Ames Pennington (they/them) is a writer, director and artist. They are also a northerner — they think it’s important you know that. They make films, performances and collaborative projects about class, sexuality and gender.
Ames has made art with their family, residents in a care home and clients at a queer hair salon. They like wearing wigs and telling stories. Their work challenges who gets to express themselves, share their experiences and under what terms. Growing up, TV was their best teacher, so using humour and pop culture come naturally. They employ these tools to gently pull at the seams of what is ‘acceptable’ or ‘normal’, whether that is critiquing the health and wellbeing industry, what kinds of Trans stories are told, or who we imagine our queer ancestors to be.

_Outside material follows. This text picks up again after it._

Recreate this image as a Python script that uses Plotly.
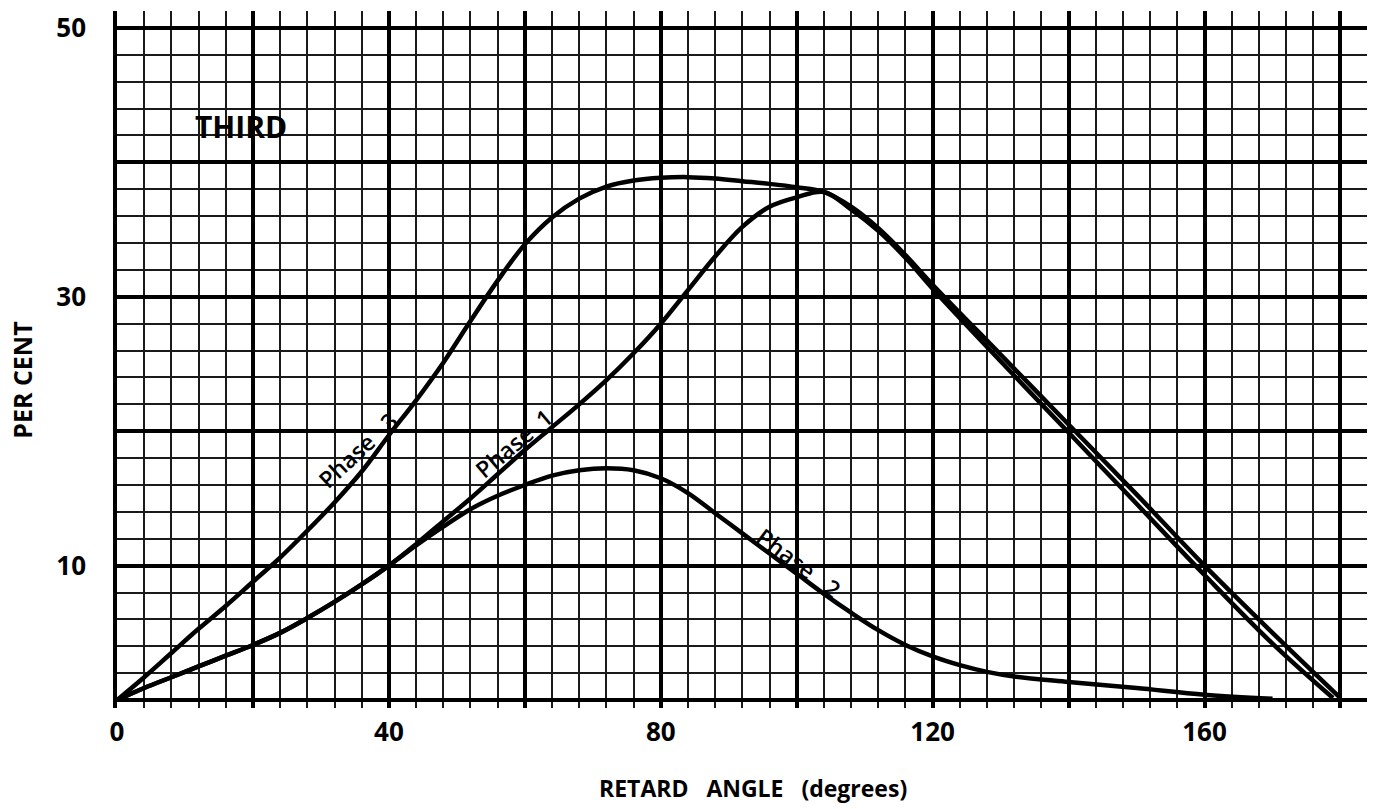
import plotly.graph_objects as go

# ---------------- data ----------------
phase3_x = [0, 4, 8, 12, 16, 20, 24, 28, 32, 36, 40, 44, 48, 52, 56, 60, 64, 68, 72, 76, 80,
            84, 88, 92, 96, 100, 104, 108, 112, 116, 120, 130, 140, 150, 160, 170, 180]
phase3_y = [0, 1.7, 3.5, 5.3, 7.0, 8.8, 10.6, 12.6, 14.7, 17.0, 19.7, 22.3, 25.1, 28.2, 31.2,
            33.9, 35.9, 37.3, 38.2, 38.65, 38.85, 38.9, 38.8, 38.6, 38.4, 38.15, 37.8, 36.7, 35.1,
            33.1, 30.9, 25.7, 20.5, 15.3, 10.0, 5.0, 0.15]

phase1_x = [0, 4, 8, 12, 16, 20, 24, 28, 32, 36, 40, 44, 48, 52, 56, 60, 64, 68, 72, 76, 80,
            84, 88, 92, 96, 100, 104, 108, 112, 116, 120, 130, 140, 150, 160, 170, 178.9]
phase1_y = [0, 0.9, 1.7, 2.5, 3.3, 4.1, 5.0, 6.1, 7.3, 8.6, 10.0, 11.6, 13.3, 15.0, 16.8, 18.6,
            20.3, 22.0, 23.8, 25.8, 28.0, 30.5, 33.0, 35.2, 36.7, 37.4, 37.8, 36.5, 34.9, 32.9,
            30.6, 25.2, 19.9, 14.6, 9.3, 4.2, 0.15]

phase2_x = [0, 4, 8, 12, 16, 20, 24, 28, 32, 36, 40, 44, 48, 52, 56, 60, 64, 68, 72, 76, 80,
            84, 88, 92, 96, 100, 104, 108, 112, 116, 120, 124, 128, 132, 140, 150, 160, 170]
phase2_y = [0, 0.9, 1.7, 2.5, 3.3, 4.1, 5.0, 6.1, 7.3, 8.6, 10.0, 11.5, 12.9, 14.2, 15.2, 16.0,
            16.7, 17.1, 17.25, 17.1, 16.5, 15.4, 13.9, 12.4, 10.9, 9.4, 7.9, 6.5, 5.2, 4.1, 3.25,
            2.6, 2.1, 1.75, 1.35, 0.9, 0.4, 0.1]

x_tickvals = [0, 20, 40, 60, 80, 100, 120, 140, 160, 180]
x_ticktext = ["0", "", "40", "", "80", "", "120", "", "160", ""]
y_tickvals = [0, 10, 20, 30, 40, 50]
y_ticktext = ["", "10", "", "30", "", "50"]

FONT = "Open Sans"

fig = go.Figure()
for xs, ys in [(phase2_x, phase2_y), (phase1_x, phase1_y), (phase3_x, phase3_y)]:
    fig.add_trace(go.Scatter(x=xs, y=ys, mode="lines",
                             line=dict(color="black", width=4.5, shape="spline", smoothing=1.0),
                             showlegend=False, hoverinfo="skip"))

fig.update_layout(
    width=1377, height=809,
    margin=dict(l=117, r=10, t=9, b=101),
    paper_bgcolor="white", plot_bgcolor="white",
    showlegend=False,
    font=dict(family=FONT, color="black"),
)

fig.update_xaxes(
    range=[0, 183.9], tickmode="array", tickvals=x_tickvals, ticktext=x_ticktext,
    showgrid=True, gridcolor="black", gridwidth=3.5, zeroline=False, showline=False,
    ticks="", ticklabelstandoff=6,
    tickfont=dict(family=FONT, size=26, weight="bold", color="black"),
    minor=dict(tickmode="array", tickvals=list(range(0, 184, 4)), showgrid=True,
               gridcolor="#1a1a1a", gridwidth=1.8),
)
fig.update_yaxes(
    range=[-0.59, 51.26], tickmode="array", tickvals=y_tickvals, ticktext=y_ticktext,
    showgrid=True, gridcolor="black", gridwidth=3.5, zeroline=False,
    showline=True, linecolor="black", linewidth=3.5,
    ticks="", ticklabelstandoff=22,
    tickfont=dict(family=FONT, size=26, weight="bold", color="black"),
    minor=dict(tickmode="array", tickvals=list(range(0, 52, 2)), showgrid=True,
               gridcolor="#1a1a1a", gridwidth=1.8),
)

ann = []
ann.append(dict(text="PER CENT", xref="paper", yref="paper", x=-0.0761, y=0.4707,
                textangle=-90, showarrow=False, xanchor="center", yanchor="middle",
                font=dict(family=FONT, size=25, weight="bold", color="black")))
ann.append(dict(text="RETARD\u00a0\u00a0 ANGLE\u00a0\u00a0 (degrees)", xref="paper", yref="paper",
                x=0.5084, y=-0.1144, showarrow=False, xanchor="center", yanchor="middle",
                font=dict(family=FONT, size=23, weight="bold", color="black")))
ann.append(dict(text="THIRD", xref="x", yref="y", x=18.25, y=42.65, showarrow=False,
                xanchor="center", yanchor="middle",
                font=dict(family=FONT, size=30, weight="bold", color="black")))
ann.append(dict(text="Phase\u00a0\u00a0 3", xref="x", yref="y", x=35.4, y=18.6, textangle=-43,
                showarrow=False, xanchor="center", yanchor="middle",
                font=dict(family=FONT, size=23, weight=600, color="black")))
ann.append(dict(text="Phase\u00a0 1", xref="x", yref="y", x=58.4, y=19.1, textangle=-40,
                showarrow=False, xanchor="center", yanchor="middle",
                font=dict(family=FONT, size=23, weight=600, color="black")))
ann.append(dict(text="Phase\u00a0\u00a0 2", xref="x", yref="y", x=100.4, y=10.2, textangle=37,
                showarrow=False, xanchor="center", yanchor="middle",
                font=dict(family=FONT, size=23, weight=600, color="black")))
fig.update_layout(annotations=ann)

fig.write_html("out.html")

Ames has made work within institutions as well as self-organised groups and in the public realm. They have been commissioned by TATE Liverpool, Battersea Art Centre, Studio Voltaire, PEER Gallery, In-situ,QUAD, Heart Of Glass, Left Coast, Homotopia, The National Festival of Making, Newlyn Gallery and LADA.
Their independent debut feature, TOPS, is a genre-busting documentary inspired by chaotic 90s British TV. At BFI FLARE Festival 2024 it was named in both Evening Standard and AnOther Mag’s Top 10 picks of the festival, winning the Audience Award at Bradford Queer Film Festival and long listed for a BIFA Maverick Award 2024. With huge success in the UK festival circuit TOPS also went on to screen internationally: including GAZE International LGBTQIA+ Film Festival, Dublin; Kashish Pride Film Festival, Mumbai; NEWFEST LGBTQIA+ Film Festival, New York; and Crossings, Norway.
In 2023, their short film Where’s Danny? won the Iris Prize’s Community Award in 2023, the same year they were a finalist at Screenshot - a comedy writing and performing competition hosted by SISTER and South of the River Pictures.